“Restorative justice is fundamentally different from retributive justice. It is justice that puts energy into the future, not into what is past. It focuses on what needs to be healed, what needs to be repaid, what needs to be learned in the wake of crime. It looks at what needs to be strengthened if such things are not to happen again.”
- Susan Sharpe, Restorative Justice: A Vision for Healing and Change, 1998
Restorative Justice offers a hopeful vision of justice for victims' families and compassion for the families of executed and death-sentenced individuals. When a crime occurs our current current retributive system asks three questions: 1) What laws have been broken? 2) Who did it? and 3) What do they deserve? Restorative justice turns those questions around to be about the community, asking: 1) Who has been hurt? 2) What do they need? 3) Who has the obligation and responsibility to address this harm and meet these needs? and 4) What can we as a community do to make sure this doesn't happen again?
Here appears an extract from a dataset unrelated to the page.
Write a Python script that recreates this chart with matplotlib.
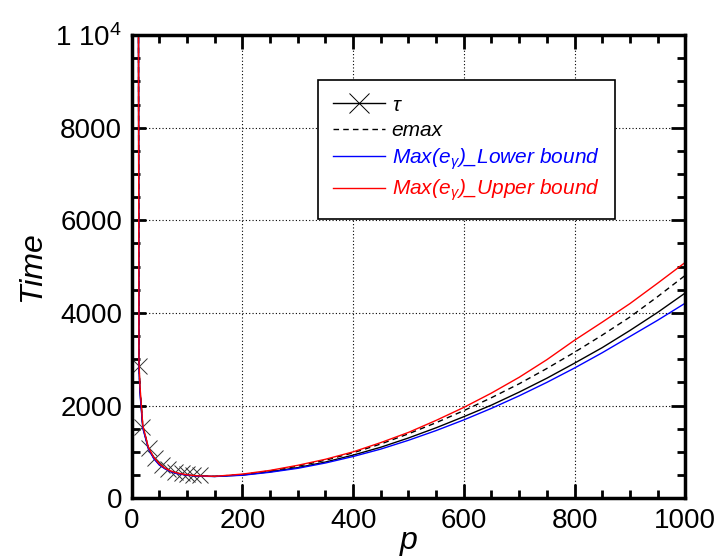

A central principle of the CRJP is that a murder is not simply a crime against the state, but rather, is fundamentally a crime against a family and a community of people. As a corollary, executions perpetuate trauma and produce new victims of violence. The staff and volunteers of the CRJP realize the delicate nature of the grief and trauma one suffers when a loved one is taken violently. We are committed to serving all who mourn, and we are sensitive to the different beliefs we may encounter. We seek to address the unique needs of each individual victimized by homicide while looking for ways to combat the systemic problem of violence.